TASK DESCRIPTION ▸ Looking through the listing, how many of its lines hold the word "this"? Answer with only the number.

RECORDS TO USE ▸
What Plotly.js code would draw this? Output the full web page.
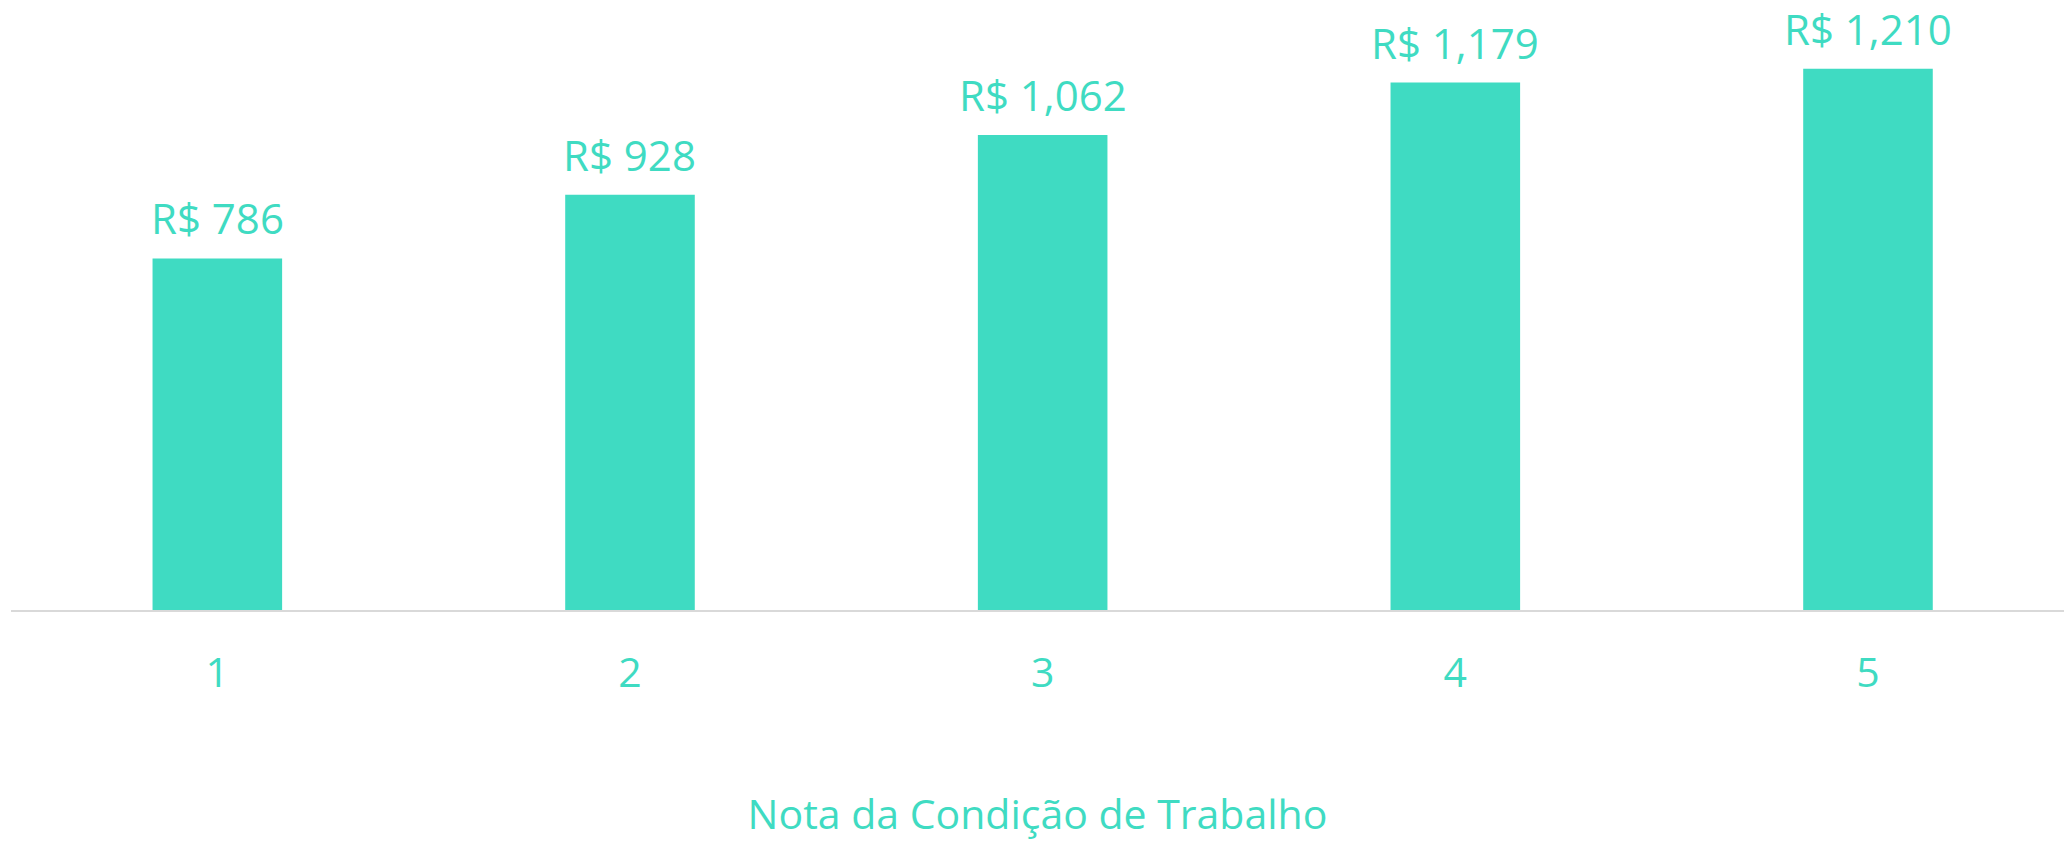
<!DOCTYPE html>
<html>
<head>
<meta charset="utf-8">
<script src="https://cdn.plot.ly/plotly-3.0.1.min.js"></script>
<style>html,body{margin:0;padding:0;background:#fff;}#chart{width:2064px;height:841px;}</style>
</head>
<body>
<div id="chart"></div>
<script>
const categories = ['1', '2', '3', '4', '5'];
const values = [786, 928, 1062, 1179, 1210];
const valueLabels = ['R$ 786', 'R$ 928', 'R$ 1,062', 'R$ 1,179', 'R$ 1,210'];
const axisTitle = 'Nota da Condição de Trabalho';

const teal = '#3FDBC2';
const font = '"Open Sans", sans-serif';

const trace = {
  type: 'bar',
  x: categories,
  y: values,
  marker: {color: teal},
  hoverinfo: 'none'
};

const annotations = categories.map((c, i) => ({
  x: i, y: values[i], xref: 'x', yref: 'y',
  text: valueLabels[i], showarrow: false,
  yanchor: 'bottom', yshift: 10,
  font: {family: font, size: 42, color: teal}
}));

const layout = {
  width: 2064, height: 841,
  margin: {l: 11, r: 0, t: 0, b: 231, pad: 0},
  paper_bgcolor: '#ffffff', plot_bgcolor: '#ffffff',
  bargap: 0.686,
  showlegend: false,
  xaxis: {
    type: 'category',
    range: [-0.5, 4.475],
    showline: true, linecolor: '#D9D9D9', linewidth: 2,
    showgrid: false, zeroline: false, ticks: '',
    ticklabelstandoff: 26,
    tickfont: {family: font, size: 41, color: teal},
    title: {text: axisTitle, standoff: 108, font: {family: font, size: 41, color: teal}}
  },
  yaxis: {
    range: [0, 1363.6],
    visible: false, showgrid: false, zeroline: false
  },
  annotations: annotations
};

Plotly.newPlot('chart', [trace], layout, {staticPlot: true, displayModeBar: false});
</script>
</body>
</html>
...
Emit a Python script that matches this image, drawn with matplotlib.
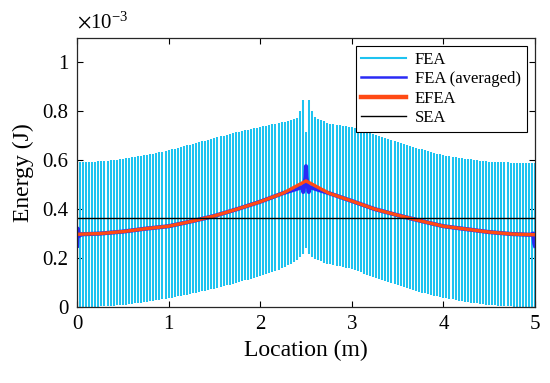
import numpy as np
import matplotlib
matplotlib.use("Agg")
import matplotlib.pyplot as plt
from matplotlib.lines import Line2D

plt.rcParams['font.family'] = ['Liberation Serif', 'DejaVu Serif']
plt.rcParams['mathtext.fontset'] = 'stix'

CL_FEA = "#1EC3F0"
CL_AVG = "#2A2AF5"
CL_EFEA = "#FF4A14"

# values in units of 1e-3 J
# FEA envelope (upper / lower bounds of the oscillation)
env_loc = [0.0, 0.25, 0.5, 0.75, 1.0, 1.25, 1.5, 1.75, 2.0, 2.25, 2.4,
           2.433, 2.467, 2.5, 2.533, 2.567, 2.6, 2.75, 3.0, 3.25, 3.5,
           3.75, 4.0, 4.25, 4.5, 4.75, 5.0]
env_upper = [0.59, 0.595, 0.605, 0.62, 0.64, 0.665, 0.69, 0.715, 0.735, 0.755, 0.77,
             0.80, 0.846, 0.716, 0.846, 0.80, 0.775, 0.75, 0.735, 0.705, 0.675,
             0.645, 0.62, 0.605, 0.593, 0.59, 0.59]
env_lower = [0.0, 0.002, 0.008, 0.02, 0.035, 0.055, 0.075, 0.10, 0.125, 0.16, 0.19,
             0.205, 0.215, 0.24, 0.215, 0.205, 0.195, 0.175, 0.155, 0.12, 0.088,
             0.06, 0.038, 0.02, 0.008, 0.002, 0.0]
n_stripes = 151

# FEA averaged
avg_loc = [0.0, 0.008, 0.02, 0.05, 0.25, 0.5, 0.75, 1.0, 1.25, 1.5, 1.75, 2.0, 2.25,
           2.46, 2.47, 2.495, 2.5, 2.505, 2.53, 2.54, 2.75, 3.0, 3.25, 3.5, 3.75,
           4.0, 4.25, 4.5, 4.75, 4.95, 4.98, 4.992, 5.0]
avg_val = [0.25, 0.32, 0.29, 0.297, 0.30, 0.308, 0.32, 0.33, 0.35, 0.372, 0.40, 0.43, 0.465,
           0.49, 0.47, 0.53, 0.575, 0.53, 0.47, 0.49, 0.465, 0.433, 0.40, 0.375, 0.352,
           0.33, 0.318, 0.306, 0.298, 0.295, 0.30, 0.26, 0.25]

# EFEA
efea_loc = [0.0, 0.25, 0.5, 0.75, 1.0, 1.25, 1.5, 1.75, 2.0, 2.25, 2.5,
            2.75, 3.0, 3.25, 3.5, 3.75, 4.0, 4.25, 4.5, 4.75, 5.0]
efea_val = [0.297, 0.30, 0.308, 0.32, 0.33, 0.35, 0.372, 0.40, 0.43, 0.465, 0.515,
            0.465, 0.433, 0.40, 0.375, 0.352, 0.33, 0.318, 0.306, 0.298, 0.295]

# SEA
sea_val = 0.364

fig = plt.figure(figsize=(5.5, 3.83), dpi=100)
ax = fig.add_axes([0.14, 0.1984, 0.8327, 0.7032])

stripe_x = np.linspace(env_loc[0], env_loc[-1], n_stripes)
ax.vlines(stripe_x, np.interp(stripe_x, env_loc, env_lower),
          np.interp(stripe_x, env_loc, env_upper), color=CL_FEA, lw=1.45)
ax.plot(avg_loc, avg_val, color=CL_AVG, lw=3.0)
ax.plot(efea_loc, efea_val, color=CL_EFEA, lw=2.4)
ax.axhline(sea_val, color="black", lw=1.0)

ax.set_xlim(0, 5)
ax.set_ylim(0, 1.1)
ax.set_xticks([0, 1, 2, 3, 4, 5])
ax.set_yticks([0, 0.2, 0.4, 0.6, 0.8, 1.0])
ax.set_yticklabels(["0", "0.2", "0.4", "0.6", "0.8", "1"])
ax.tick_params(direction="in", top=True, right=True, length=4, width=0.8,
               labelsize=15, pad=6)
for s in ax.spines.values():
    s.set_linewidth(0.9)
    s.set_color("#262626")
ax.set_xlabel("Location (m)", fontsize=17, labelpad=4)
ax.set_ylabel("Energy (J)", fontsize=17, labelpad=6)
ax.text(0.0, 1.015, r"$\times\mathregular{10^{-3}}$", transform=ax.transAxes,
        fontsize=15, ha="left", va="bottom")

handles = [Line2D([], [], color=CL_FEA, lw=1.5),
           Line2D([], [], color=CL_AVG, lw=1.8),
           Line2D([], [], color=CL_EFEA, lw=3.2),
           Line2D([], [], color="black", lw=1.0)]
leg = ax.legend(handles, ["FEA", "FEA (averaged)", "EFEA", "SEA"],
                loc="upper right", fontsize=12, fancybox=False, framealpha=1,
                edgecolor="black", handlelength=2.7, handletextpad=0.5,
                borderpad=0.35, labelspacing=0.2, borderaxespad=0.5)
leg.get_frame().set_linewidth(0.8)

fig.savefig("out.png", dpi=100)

RESULT OF THE TASK ▸ 2